1937—2017

Poet, editor, and teacher Larry Fagin earned his BA at the University of Maryland. After graduation he traveled to Los Angeles, London, and San Francisco, during which he befriended many poets, including Allen Ginsberg, Jack Spicer, Robert Duncan. He settled in the East Village of Manhattan in 1968 and was often associated with the New York School of Poets. His later books included Eleven Poems for Philip Guston (Granary Books, 2016), Complete Fragments (Cuneiform Press, 2012), and Dig & Delve (Granary Books, 1999). He also published a book for poetry teachers, The List Poem: A Guide to Teaching and Writing Catalog Verse (NCTE, 1991).

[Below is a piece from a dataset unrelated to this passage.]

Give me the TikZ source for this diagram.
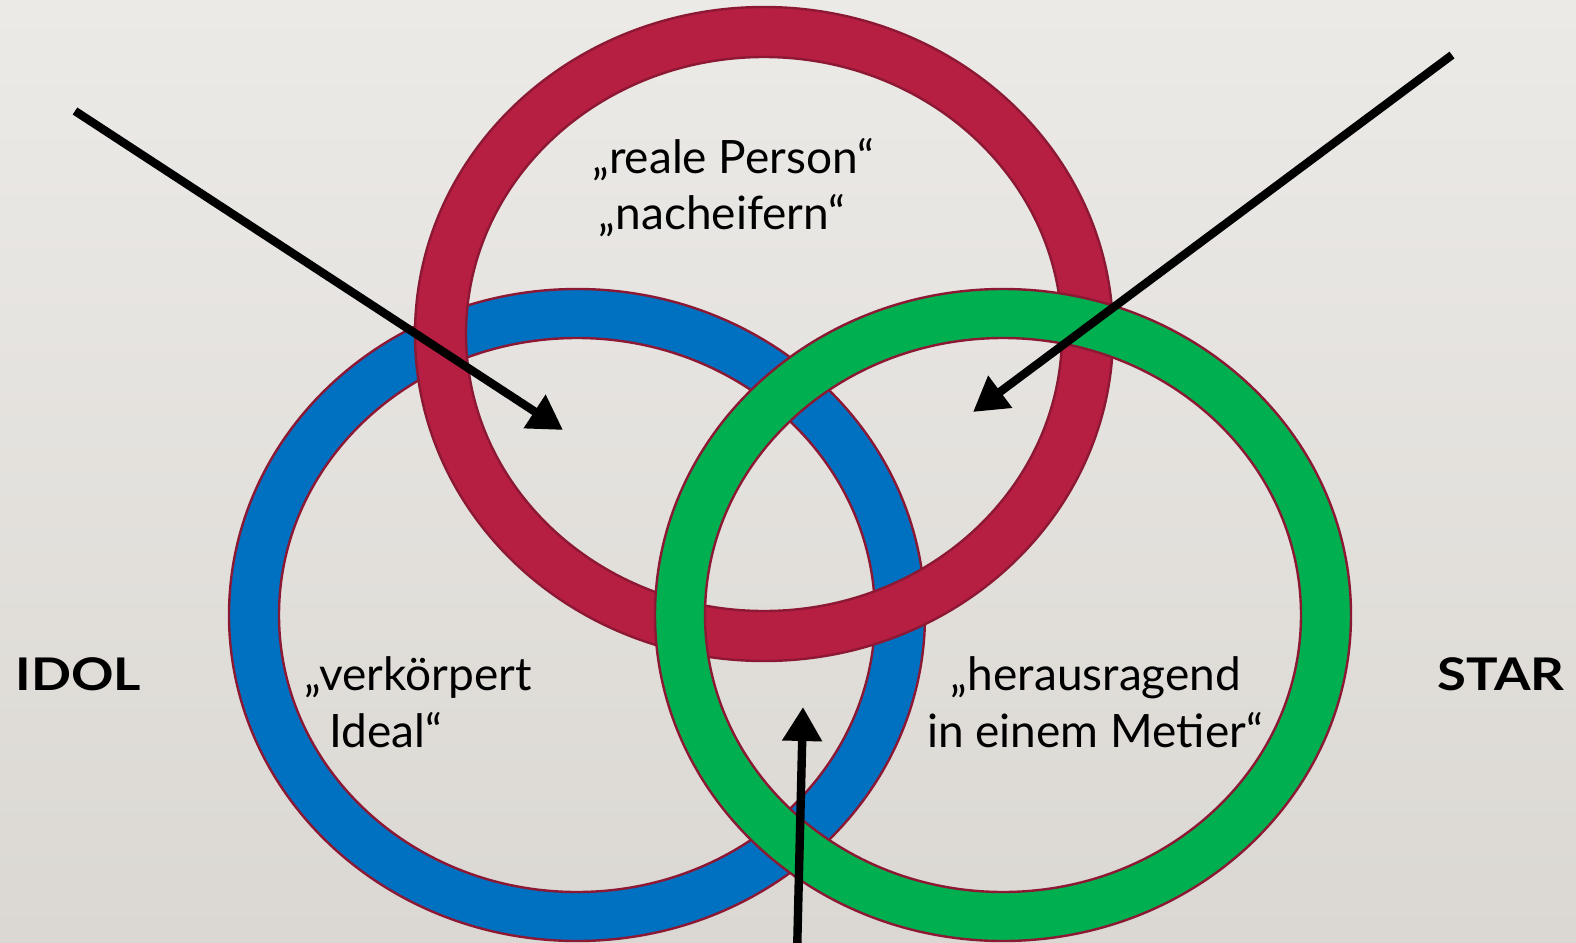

On Fagin's poetry, Peter Schjeldahl wrote in Poetry magazine, “Like some of the best young poets now emerging, Fagin seems determined never to write the same poem twice. He does not appear interested in establishing a "voice" or staking out an area of poetic competence. Rather, he explores the possibilities of poetry as an activity, like the theater or a sport, where each act is a unique performance demanding nerve and guile. The poems that result are as lean and snappy as terriers, and just as much fun.”

In the early 1970s, Fagin served as assistant director of the Poetry Project in New York and began editing and publishing the journal Adventures in Poetry (1968-1975), which later became a publishing label in 2001. He also taught at the Naropa Institute from the mid-1970s to the early 1980s. He died in 2017.